The PC has had its day, according to the co-inventor of the first ever model.
Mark Dean, who is now chief technology officer IBM Middle East and Africa, hails the tablet as his new favourite computing device.
He says: “When I helped design the PC, I didn’t think I’d live long enough to witness its decline. But, while PCs will continue to be much-used devices, they’re no longer at the leading edge of computing. They’re going the way of the vacuum tube, typewriter, vinyl records, CRT and incandescent light bulbs.”
The post-PC era is a term that’s been banded around in recent years, and its clearly a buzz-term IBM takes literally, having shed its PC hardware business six years ago.
Dean adds: “It may be odd for me to say this, but I’m also proud IBM decided to leave the personal computer business in 2005, selling our PC division to Lenovo.
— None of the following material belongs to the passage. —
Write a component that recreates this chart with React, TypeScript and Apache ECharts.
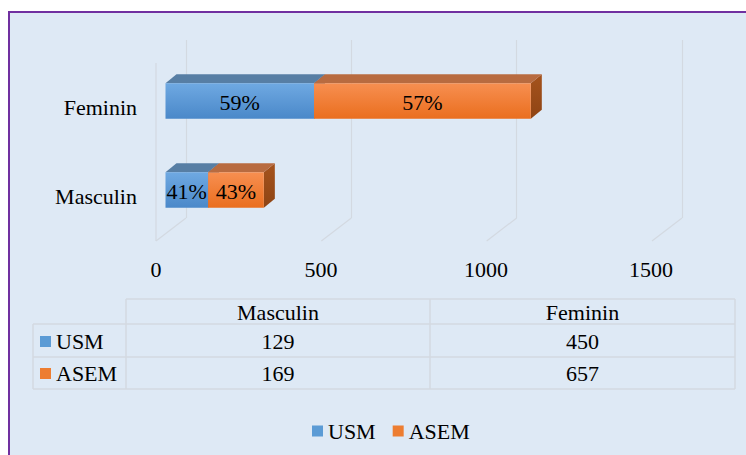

While many in the tech industry questioned IBM’s decision to exit the business at the time, it’s now clear that our company was in the vanguard of the post-PC era.”
It also abandoned its disk drives and printers business in the last ten years.
What it does do is spend lots on R&D – about a $6 billion per year. This department produces a host of tech, but its more often than not in the background.
Recently it came up with the question-and-answer technology in the Watson computer, which in February defeated former champions on US game show Jeopardy.